SAN JOSE — Follow the money is as good a rule in search as it is in politics. That’s why Smarter.com thinks it’s a smart move to focus on shopping.
Three-year-old Smarter.com began as Coupon Mountain, letting consumers search for discount coupons they could use at e-commerce sites. It’s grown to become a comparison shopping site that helps users through the decision process then sends them off to e-tailers when they’re ready to buy — with a coupon, if one is available.
It turns out that general Web search tends to follow the 80/20 rule: A small proportion of all Web searches generate most of the ad revenue, according to Smarter.com co-founder Harry Tsao, who helped create Overture’s pay-per-click marketing service.
“The search marketing industry today is $6 billion, but the ad revenue for [comparison shopping sites] probably doesn’t even equate to $400 million,” he said. “Yet we all play in an area that represents [about 80 percent] of the monetization.”
Because of that, Tsao said, “Vertical search is set to explode.”
Vertical search is a hot trend here at Search Engine Strategies, a conference in San Jose this week, with vertical search engines looking for partners, advertisers, traffic and buzz.

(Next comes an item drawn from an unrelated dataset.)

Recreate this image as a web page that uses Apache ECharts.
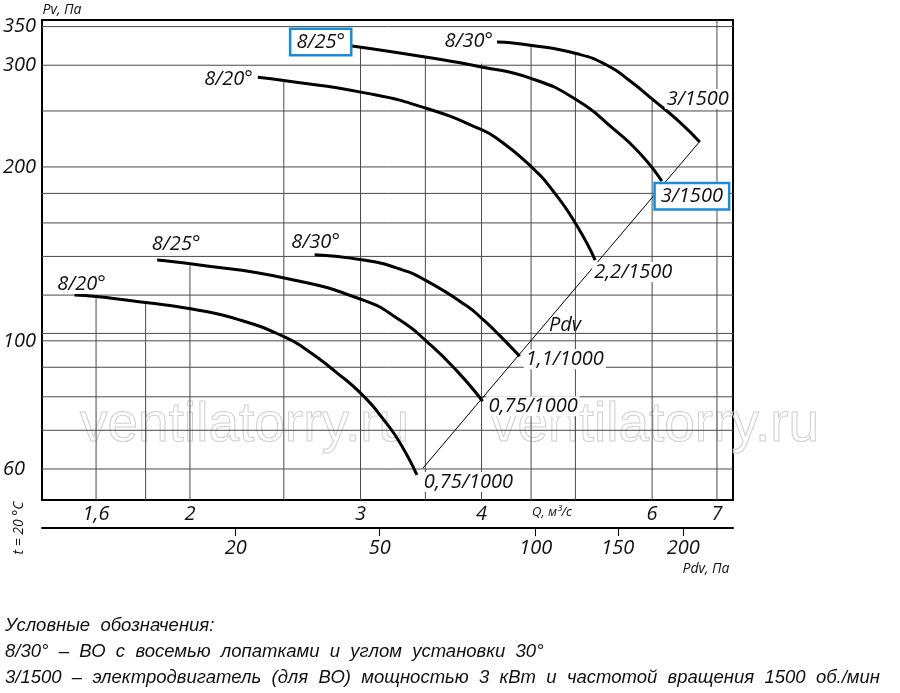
<!DOCTYPE html>
<html lang="ru">
<head>
    <meta charset="UTF-8">
    <title>Аэродинамические характеристики</title>
    <style>
        html, body {
            margin: 0;
            height: 100%;
            background: #fff;
        }
        #main {
            width: 900px;
            height: 693px;
        }
    </style>
</head>
<body>
<div id="main"></div>
<script src="https://cdn.jsdelivr.net/npm/echarts@6/dist/echarts.min.js"></script>
<script>
    // характеристики: Q, м3/с -> Pv, Па
    var q20hi = [2.35, 2.51, 3.02, 3.50, 4.00, 4.18, 4.49, 4.75, 5.02, 5.24];
    var p20hi = [286, 282, 269, 253, 232, 222, 201, 181, 158, 138];
    var q25hi = [2.94, 3.50, 4.00, 4.49, 5.02, 5.47, 5.83, 6.14];
    var p25hi = [324, 310, 298, 285, 261, 233, 211, 189];
    var q30hi = [4.15, 4.49, 5.02, 5.39, 5.69, 6.02, 6.41, 6.72];
    var p30hi = [329, 325, 314, 300, 282, 261, 239, 221];
    var q20lo = [1.52, 1.60, 1.80, 2.01, 2.25, 2.51, 2.64, 2.83, 3.02, 3.17, 3.30, 3.43];
    var p20lo = [120, 119.3, 116.5, 113.5, 108.7, 101.4, 96.4, 88.3, 80.3, 73, 66.3, 58.6];
    var q25lo = [1.85, 2.01, 2.51, 3.02, 3.30, 3.51, 3.77, 4.01];
    var p25lo = [138, 135.8, 128.3, 117.6, 108.4, 99.8, 88.8, 78.6];
    var q30lo = [2.69, 3.02, 3.30, 3.51, 3.86, 4.01, 4.18, 4.38];
    var p30lo = [141, 138, 133, 127, 115, 109, 102, 94];

    var bladeNames = ['8/20°', '8/25°', '8/30°', '8/20°', '8/25°', '8/30°'];
    var motorNames = ['2,2/1500', '3/1500', '3/1500', '0,75/1000', '0,75/1000', '1,1/1000'];

    // линия Pdv через концы характеристик
    var pdvLineQ = [3.48, 6.72];
    var pdvLineP = [60.2, 221.5];

    // подписи осей
    var qTicks = [1.6, 2, 3, 4, 6, 7];
    var pTicks = [60, 100, 200, 300, 350];
    var pdvTicks = [20, 50, 100, 150, 200];
    var pdvTickQ = [2.23, 3.14, 4.55, 5.53, 6.46];

    // сетка
    var gridP = [60, 70, 80, 90, 100, 103, 120, 140, 160, 180, 200, 250, 300, 350];
    var gridQ = [1.6, 1.8, 2, 2.5, 3, 3.5, 4, 4.5, 5, 6, 7];
    var gridQTop = [119, 117, 135, 281, 322, 310, 302, 325, 314, 261, 359];

    var Q_MIN = 1.407, Q_MAX = 7.272;
    var P_MIN = 53.02, P_MAX = 359.3;

    var FONT = "'Open Sans', 'DejaVu Sans', sans-serif";
    var TEXT_FONT = "'Liberation Sans', Arial, sans-serif";
    var BLUE = '#1a8bd6';
    var GRID_COLOR = '#4a4a4a';

    var curveQ = [q20hi, q25hi, q30hi, q20lo, q25lo, q30lo];
    var curveP = [p20hi, p25hi, p30hi, p20lo, p25lo, p30lo];

    // где стоят подписи у начала и конца кривых
    var startLabelStyle = [
        {position: 'left', distance: 3, offset: [0, 2]},
        {position: 'left', distance: 2, offset: [0, -4], boxed: true},
        {position: 'left', distance: 2, offset: [0, -1]},
        {position: 'top', distance: 1, offset: [7, 0]},
        {position: 'top', distance: 6, offset: [19, 0]},
        {position: 'top', distance: 2, offset: [1, 0]}
    ];
    var endLabelStyle = [
        {position: 'right', distance: -3, offset: [0, 12]},
        {position: 'right', distance: -6, offset: [0, 15], boxed: true},
        {position: 'top', distance: 33, offset: [-2, 0]},
        {position: 'right', distance: 5, offset: [0, 7]},
        {position: 'right', distance: 4, offset: [0, 5]},
        {position: 'right', distance: 4, offset: [0, 3]}
    ];

    function makeLabel(text, st) {
        var lab = {
            show: true,
            formatter: text,
            position: st.position,
            distance: st.distance,
            offset: st.offset,
            fontFamily: FONT,
            fontStyle: 'italic',
            fontSize: 20,
            color: '#111',
            backgroundColor: '#fff',
            padding: [0, 2]
        };
        if (st.boxed) {
            lab.borderColor = BLUE;
            lab.borderWidth = 2.5;
            lab.padding = [3, 5, 1, 5];
        }
        return lab;
    }

    function curveSeries(i) {
        var qs = curveQ[i], ps = curveP[i];
        var data = qs.map(function (q, k) {
            var item = {value: [q, ps[k]]};
            if (k === 0) item.label = makeLabel(bladeNames[i], startLabelStyle[i]);
            if (k === qs.length - 1) item.label = makeLabel(motorNames[i], endLabelStyle[i]);
            return item;
        });
        return {
            type: 'line',
            xAxisIndex: 0,
            yAxisIndex: 0,
            smooth: 0.55,
            symbol: 'circle',
            symbolSize: 0,
            showSymbol: true,
            showAllSymbol: true,
            silent: true,
            z: 3,
            itemStyle: {color: '#000'},
            lineStyle: {color: '#000', width: 3},
            label: {show: false},
            data: data
        };
    }

    function vGrid(params, api) {
        var top = api.coord([api.value(0), api.value(1)]);
        var bot = api.coord([api.value(0), P_MIN]);
        return {
            type: 'line',
            shape: {x1: top[0], y1: top[1], x2: bot[0], y2: bot[1]},
            style: {stroke: GRID_COLOR, lineWidth: 1}
        };
    }

    function hGrid(params, api) {
        var a = api.coord([Q_MIN, api.value(1)]);
        var b = api.coord([Q_MAX, api.value(1)]);
        return {
            type: 'line',
            shape: {x1: a[0], y1: a[1], x2: b[0], y2: b[1]},
            style: {stroke: GRID_COLOR, lineWidth: 1}
        };
    }

    function txt(x, y, text, size, extra) {
        var el = {
            type: 'text',
            x: x,
            y: y,
            silent: true,
            style: {
                text: text,
                font: 'italic ' + size + 'px ' + FONT,
                fill: '#111',
                align: 'center',
                verticalAlign: 'middle'
            }
        };
        if (extra) {
            for (var k in extra) el[k] = extra[k];
        }
        return el;
    }

    function legendLine(y, text) {
        return {
            type: 'text',
            x: 5,
            y: y,
            silent: true,
            style: {
                text: text,
                font: 'italic 18.5px ' + TEXT_FONT,
                fill: '#111',
                align: 'left',
                verticalAlign: 'middle'
            }
        };
    }

    function watermark(x) {
        return {
            type: 'text',
            x: x,
            y: 426,
            silent: true,
            z: 0,
            style: {
                text: 'ventilatorry.ru',
                font: '55px ' + TEXT_FONT,
                fill: 'none',
                stroke: '#cfcfcf',
                lineWidth: 1,
                align: 'left',
                verticalAlign: 'middle'
            }
        };
    }

    var axisFont = {
        fontFamily: FONT,
        fontStyle: 'italic',
        fontSize: 20,
        color: '#111'
    };

    var series = [
        {
            type: 'custom',
            xAxisIndex: 0,
            yAxisIndex: 0,
            silent: true,
            z: 1,
            renderItem: vGrid,
            encode: {x: 0, y: 1},
            data: gridQ.map(function (q, i) { return [q, gridQTop[i]]; })
        },
        {
            type: 'custom',
            xAxisIndex: 0,
            yAxisIndex: 0,
            silent: true,
            z: 1,
            renderItem: hGrid,
            encode: {x: 0, y: 1},
            data: gridP.map(function (p) { return [Q_MIN, p]; })
        },
        {
            type: 'line',
            xAxisIndex: 0,
            yAxisIndex: 0,
            silent: true,
            z: 2,
            symbol: 'none',
            lineStyle: {color: '#000', width: 1},
            data: pdvLineQ.map(function (q, i) { return [q, pdvLineP[i]]; })
        }
    ];
    for (var i = 0; i < curveQ.length; i++) series.push(curveSeries(i));

    var chart = echarts.init(document.getElementById('main'));
    var option = {
        animation: false,
        backgroundColor: '#fff',
        grid: [
            {
                left: 42, top: 20, width: 691, height: 480,
                show: true, borderColor: '#000', borderWidth: 2,
                containLabel: false, outerBoundsMode: 'none'
            },
            {
                left: 42, top: 527, width: 691, height: 1,
                containLabel: false, outerBoundsMode: 'none'
            }
        ],
        xAxis: [
            {
                type: 'log',
                gridIndex: 0,
                min: Q_MIN,
                max: Q_MAX,
                axisLine: {show: false},
                axisTick: {show: false},
                minorTick: {show: false},
                splitLine: {show: false},
                axisLabel: Object.assign({
                    customValues: qTicks,
                    margin: 4,
                    formatter: function (v) { return String(v).replace('.', ','); }
                }, axisFont)
            },
            {
                type: 'log',
                gridIndex: 1,
                min: Q_MIN,
                max: Q_MAX,
                axisLine: {show: true, lineStyle: {color: '#000', width: 2}},
                axisTick: {show: true, customValues: pdvTickQ, length: 8, lineStyle: {color: '#000', width: 1}},
                minorTick: {show: false},
                splitLine: {show: false},
                axisLabel: Object.assign({
                    customValues: pdvTickQ,
                    margin: 10,
                    formatter: function (v) {
                        var best = 0;
                        for (var k = 1; k < pdvTickQ.length; k++) {
                            if (Math.abs(pdvTickQ[k] - v) < Math.abs(pdvTickQ[best] - v)) best = k;
                        }
                        return String(pdvTicks[best]);
                    }
                }, axisFont)
            }
        ],
        yAxis: [
            {
                type: 'log',
                gridIndex: 0,
                min: P_MIN,
                max: P_MAX,
                axisLine: {show: false},
                axisTick: {show: false},
                minorTick: {show: false},
                splitLine: {show: false},
                axisLabel: Object.assign({
                    customValues: pTicks,
                    align: 'left',
                    margin: 39
                }, axisFont)
            },
            {
                type: 'value',
                gridIndex: 1,
                show: false
            }
        ],
        graphic: [
            watermark(80),
            watermark(490),
            txt(62, 10, 'Pv, Па', 14),
            txt(552, 512, 'Q, м³/с', 13),
            txt(706, 569, 'Pdv, Па', 14),
            txt(565, 325, 'Pdv', 20),
            txt(19, 528, 't = 20 °C', 14, {rotation: Math.PI / 2}),
            legendLine(626, 'Условные  обозначения:'),
            legendLine(652, '8/30°  –  ВО  с  восемью  лопатками  и  углом  установки  30°'),
            legendLine(678, '3/1500  –  электродвигатель  (для  ВО)  мощностью  3  кВт  и  частотой  вращения  1500  об./мин')
        ],
        series: series
    };
    chart.setOption(option);
</script>
</body>
</html>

Advertisers on Smarter.com pay per click, but they bid on product SKUs, rather than on keywords. The site launched with product information, gained from several sources including merchants’ structured data and third-party info, focused on consumer electronics and computers. It’s expanded to include books, music, video and apparel.
The company already serves localized versions in 10 different countries, and it’s about to go big in China. The infrastructure was built capable of displaying Chinese- and Japanese-language information, because moving into Asia was always part of the strategy, Tsao said.
“Everyone else was going to Europe,” he said. “But China and Japan are the most difficult, because of the language and cultural barriers, and the level of development of the e-commerce industry.”
He pointed out that, despite low consumer Internet penetration, China has the world’s second largest Internet industry. “China is going crazy,” he said.
Smarter.com will operate as a stand-alone shopping search engine in China, he said, probably buying traffic from Chinese search service Baidu.com. Baidu.com had a red hot IPO last week. While Tsao only knew what he had read in news reports about a potential acquisition by Yahoo, he scoffed at its valuation.
“They had a great PR message, as ‘the Chinese Google,’ but if you look at the numbers, it’s not viable,” he said. “Six months from now, we’ll all laugh about it.”
Tsao said the Chinese market is highly competitive, so Smarter.com is in heavy R&D mode. “We’re different because of the integration of coupons, and because we understand the search market space,” he said. “Whereas other comparison shopping engines are mature, we’re still trying to evolve to create the best experience.”